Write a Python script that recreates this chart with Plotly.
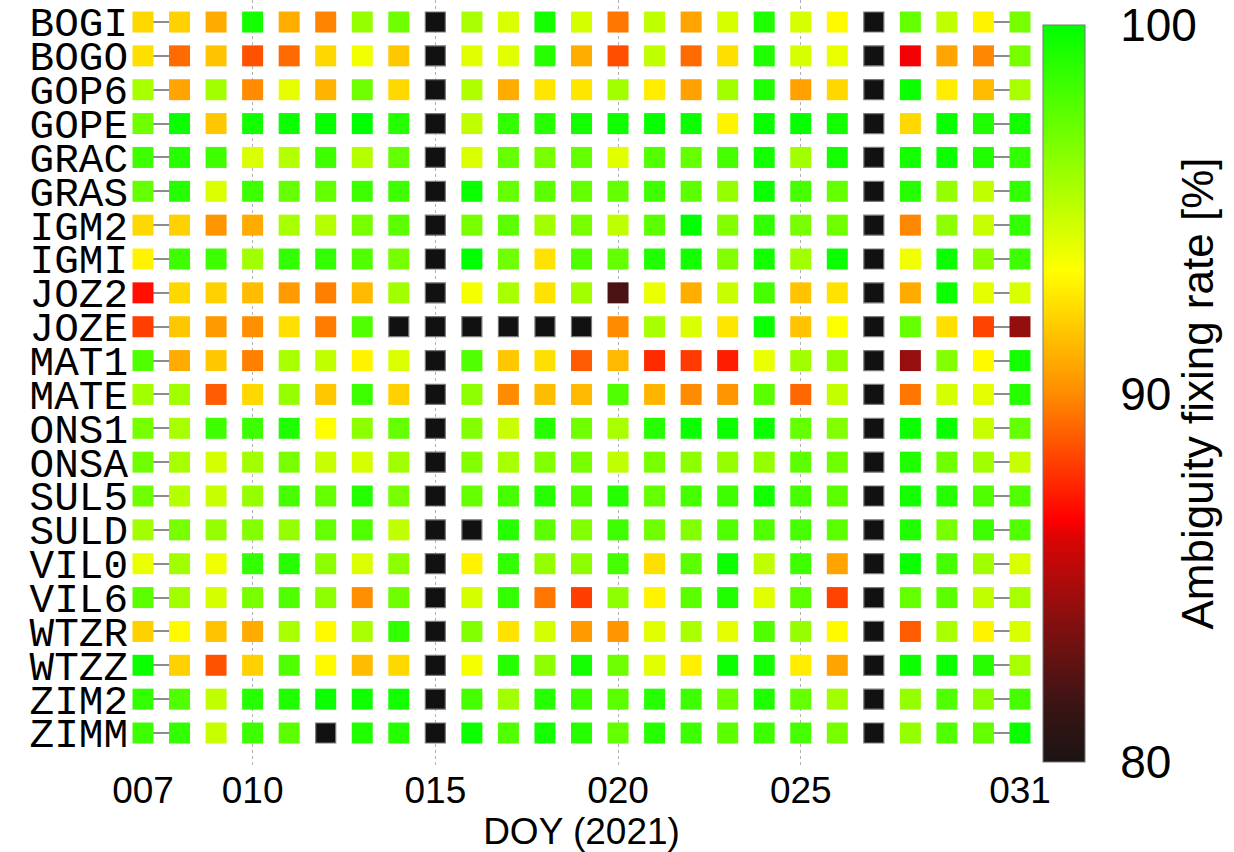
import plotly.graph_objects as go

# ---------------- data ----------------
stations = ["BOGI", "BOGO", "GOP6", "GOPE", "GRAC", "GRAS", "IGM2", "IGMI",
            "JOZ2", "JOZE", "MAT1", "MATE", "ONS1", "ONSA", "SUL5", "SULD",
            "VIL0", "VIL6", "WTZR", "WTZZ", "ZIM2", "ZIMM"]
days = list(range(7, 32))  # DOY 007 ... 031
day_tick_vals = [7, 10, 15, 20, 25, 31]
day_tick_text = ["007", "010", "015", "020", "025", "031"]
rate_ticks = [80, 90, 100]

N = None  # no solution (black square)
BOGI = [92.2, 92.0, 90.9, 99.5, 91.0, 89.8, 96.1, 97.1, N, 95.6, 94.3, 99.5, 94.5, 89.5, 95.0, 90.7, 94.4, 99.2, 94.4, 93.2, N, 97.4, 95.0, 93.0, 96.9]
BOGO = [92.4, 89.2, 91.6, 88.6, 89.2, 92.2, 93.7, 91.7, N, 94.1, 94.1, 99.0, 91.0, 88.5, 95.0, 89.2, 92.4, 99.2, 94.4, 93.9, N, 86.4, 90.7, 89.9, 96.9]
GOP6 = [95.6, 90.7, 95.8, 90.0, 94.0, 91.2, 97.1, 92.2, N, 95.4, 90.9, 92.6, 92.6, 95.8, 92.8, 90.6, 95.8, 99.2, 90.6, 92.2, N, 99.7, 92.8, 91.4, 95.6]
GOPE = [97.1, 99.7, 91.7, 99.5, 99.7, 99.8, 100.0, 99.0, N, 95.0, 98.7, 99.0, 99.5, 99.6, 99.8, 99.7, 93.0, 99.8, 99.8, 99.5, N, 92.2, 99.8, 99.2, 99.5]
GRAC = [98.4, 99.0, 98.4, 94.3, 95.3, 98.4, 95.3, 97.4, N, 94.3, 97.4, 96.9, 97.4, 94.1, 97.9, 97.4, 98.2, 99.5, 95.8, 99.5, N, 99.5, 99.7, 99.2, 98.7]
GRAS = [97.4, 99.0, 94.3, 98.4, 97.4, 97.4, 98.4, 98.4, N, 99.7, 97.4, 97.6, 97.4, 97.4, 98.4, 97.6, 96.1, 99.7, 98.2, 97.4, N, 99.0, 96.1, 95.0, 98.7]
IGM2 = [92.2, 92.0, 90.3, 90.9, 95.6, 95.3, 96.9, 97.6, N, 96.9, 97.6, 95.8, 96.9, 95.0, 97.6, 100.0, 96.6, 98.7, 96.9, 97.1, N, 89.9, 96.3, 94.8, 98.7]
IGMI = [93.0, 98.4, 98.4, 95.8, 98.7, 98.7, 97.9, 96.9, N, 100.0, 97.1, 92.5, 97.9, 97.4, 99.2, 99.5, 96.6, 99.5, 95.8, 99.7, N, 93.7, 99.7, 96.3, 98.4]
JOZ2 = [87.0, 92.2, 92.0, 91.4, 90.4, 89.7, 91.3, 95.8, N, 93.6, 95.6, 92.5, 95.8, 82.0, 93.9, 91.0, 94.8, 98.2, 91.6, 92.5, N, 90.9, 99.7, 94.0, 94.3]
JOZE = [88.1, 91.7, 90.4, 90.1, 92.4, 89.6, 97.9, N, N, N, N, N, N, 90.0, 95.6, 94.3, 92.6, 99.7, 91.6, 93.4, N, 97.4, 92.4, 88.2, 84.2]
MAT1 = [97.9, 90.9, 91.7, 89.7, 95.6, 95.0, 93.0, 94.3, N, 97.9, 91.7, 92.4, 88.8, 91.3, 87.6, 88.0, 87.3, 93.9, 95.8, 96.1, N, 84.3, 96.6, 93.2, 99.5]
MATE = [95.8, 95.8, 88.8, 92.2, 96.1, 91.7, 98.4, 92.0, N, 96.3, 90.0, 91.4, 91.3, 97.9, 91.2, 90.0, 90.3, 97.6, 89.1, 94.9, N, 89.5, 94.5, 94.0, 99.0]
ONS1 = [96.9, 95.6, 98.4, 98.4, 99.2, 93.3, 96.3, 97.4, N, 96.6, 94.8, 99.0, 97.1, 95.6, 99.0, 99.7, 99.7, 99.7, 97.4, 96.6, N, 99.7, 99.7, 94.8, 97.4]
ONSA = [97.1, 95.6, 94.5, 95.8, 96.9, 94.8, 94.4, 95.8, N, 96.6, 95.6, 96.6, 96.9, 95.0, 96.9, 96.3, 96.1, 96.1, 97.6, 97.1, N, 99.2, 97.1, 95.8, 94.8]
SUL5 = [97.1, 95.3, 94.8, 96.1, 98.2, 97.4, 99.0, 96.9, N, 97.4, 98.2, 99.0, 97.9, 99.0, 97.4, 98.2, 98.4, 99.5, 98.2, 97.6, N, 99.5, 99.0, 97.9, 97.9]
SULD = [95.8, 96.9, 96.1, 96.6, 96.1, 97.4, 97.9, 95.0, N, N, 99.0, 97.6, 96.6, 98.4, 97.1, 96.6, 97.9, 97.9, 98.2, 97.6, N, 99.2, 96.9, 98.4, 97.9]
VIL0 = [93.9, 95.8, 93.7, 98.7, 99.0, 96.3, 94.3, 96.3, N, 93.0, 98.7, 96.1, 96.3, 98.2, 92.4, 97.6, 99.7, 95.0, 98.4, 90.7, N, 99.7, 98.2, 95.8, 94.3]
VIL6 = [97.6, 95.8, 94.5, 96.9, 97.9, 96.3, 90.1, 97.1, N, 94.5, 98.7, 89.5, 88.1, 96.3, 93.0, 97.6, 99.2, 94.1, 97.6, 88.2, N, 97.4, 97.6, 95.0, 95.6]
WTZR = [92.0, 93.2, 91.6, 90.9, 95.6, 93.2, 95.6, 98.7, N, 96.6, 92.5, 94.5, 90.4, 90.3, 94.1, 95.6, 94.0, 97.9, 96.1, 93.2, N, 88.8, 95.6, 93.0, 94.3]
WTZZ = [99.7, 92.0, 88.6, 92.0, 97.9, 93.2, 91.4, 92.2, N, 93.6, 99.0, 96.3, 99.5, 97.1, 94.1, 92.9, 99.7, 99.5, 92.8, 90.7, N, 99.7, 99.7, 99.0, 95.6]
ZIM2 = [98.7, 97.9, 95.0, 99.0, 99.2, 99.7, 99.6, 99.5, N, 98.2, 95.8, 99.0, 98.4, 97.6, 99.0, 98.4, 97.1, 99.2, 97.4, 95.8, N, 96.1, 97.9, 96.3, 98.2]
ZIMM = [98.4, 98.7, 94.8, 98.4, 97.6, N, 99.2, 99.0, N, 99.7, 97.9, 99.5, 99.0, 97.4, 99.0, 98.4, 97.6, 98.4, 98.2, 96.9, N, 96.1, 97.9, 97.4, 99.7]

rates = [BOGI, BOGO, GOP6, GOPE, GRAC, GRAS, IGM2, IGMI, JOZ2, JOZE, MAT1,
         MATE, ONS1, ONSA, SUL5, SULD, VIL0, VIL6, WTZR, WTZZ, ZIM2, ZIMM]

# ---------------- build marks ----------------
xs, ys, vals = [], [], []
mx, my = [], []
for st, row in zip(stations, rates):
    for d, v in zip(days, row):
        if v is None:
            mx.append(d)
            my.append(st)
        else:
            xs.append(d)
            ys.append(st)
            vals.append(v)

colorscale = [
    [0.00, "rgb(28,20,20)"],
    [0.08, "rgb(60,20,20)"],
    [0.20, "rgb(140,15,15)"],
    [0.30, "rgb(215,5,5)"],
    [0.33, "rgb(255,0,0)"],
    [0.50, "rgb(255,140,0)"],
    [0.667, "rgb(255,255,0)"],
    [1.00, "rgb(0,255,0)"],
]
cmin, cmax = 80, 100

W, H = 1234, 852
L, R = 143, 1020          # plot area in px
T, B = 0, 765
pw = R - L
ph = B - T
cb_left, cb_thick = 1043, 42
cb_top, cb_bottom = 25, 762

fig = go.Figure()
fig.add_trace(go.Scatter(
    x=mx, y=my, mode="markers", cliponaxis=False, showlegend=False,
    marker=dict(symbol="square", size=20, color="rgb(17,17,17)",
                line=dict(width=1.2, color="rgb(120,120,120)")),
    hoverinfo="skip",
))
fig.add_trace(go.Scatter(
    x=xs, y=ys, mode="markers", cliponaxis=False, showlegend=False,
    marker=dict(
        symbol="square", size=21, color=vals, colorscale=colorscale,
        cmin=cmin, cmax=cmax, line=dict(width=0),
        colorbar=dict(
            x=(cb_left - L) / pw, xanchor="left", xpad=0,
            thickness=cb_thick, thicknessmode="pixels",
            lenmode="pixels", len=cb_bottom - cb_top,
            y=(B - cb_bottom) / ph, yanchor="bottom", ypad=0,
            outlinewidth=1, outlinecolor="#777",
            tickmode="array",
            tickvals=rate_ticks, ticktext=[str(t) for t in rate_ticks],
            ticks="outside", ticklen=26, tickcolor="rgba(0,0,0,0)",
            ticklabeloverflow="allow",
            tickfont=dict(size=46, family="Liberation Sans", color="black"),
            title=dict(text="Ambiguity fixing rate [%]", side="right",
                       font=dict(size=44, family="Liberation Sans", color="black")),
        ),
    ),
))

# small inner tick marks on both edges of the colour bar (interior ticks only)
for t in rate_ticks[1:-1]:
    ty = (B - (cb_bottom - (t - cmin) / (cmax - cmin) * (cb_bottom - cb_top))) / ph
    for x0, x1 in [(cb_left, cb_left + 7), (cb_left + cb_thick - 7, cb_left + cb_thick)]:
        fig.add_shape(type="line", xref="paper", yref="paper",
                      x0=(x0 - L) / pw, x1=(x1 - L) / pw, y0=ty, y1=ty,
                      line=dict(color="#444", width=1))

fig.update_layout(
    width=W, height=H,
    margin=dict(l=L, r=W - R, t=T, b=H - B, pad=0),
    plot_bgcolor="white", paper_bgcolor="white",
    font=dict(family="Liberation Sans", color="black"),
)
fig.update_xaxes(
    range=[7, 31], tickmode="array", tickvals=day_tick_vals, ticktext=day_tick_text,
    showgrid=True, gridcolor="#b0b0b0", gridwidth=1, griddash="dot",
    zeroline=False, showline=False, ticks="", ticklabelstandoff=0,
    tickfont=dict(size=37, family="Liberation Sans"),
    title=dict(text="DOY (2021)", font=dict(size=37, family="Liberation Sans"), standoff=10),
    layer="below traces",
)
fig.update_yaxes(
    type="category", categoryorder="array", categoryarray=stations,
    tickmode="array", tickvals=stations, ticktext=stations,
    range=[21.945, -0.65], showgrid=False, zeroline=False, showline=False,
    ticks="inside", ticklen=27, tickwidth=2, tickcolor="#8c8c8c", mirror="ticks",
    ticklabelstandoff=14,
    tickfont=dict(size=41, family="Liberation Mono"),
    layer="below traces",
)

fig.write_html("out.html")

_ _ _ _ _

◆ **Given exercise**
Each line from the top of the material through the line containing "rate_ticks = [80, 90, 100]" should be reproduced exactly; please drop any images.

◆ **The result**
Write a Python script that recreates this chart with Plotly.
import plotly.graph_objects as go

# ---------------- data ----------------
stations = ["BOGI", "BOGO", "GOP6", "GOPE", "GRAC", "GRAS", "IGM2", "IGMI",
            "JOZ2", "JOZE", "MAT1", "MATE", "ONS1", "ONSA", "SUL5", "SULD",
            "VIL0", "VIL6", "WTZR", "WTZZ", "ZIM2", "ZIMM"]
days = list(range(7, 32))  # DOY 007 ... 031
day_tick_vals = [7, 10, 15, 20, 25, 31]
day_tick_text = ["007", "010", "015", "020", "025", "031"]
rate_ticks = [80, 90, 100]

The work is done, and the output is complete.